The great difficulty in this case is deciding on the method by which Hispanics are to be identified.[3] Plaintiffs' statistical case depends on the use of data based on self-identification. The defendants wish to rely on data which is compiled by using a list of Spanish surnames. Both methods present some difficulties. The court need not resolve the issue of which of these methods is the proper or preferred one at this juncture of the case. We need only be convinced that the plaintiffs have made a sufficient statistical showing to meet their burden of demonstrating a sufficiently serious question on the merits.

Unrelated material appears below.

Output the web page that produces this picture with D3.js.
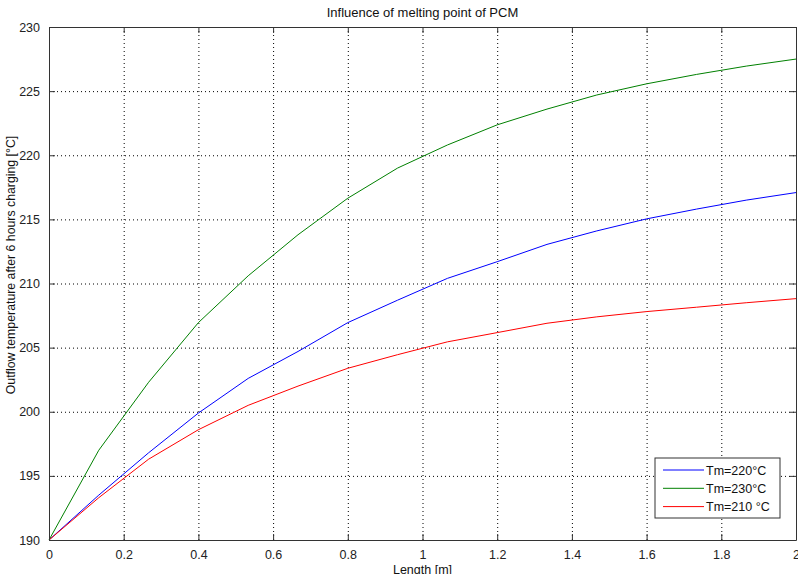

*804 The main difficulty with relying on self-identification data is that the Postal Service was prohibited from collecting such data prior to October of 1980. As a result, the statistical evidence introduced by the plaintiffs showing adverse impact is based only on sittings of Test 450 from October through December 1980. Nonetheless, the results from that period are very significant. Well over 1000 persons sat for the exam, a sample large enough to produce reliable statistics. While the defendants made one unsupported suggestion that an influx of Berkeley students might have skewed the data, most of which apparently comes from the Richmond Bulk Mail Center, see Defendants' Opposition at 12, this court finds nothing in the record to suggest that this data would not be a reliable preliminary indicator of any adverse impact, especially in light of the showing which plaintiffs must make at this stage.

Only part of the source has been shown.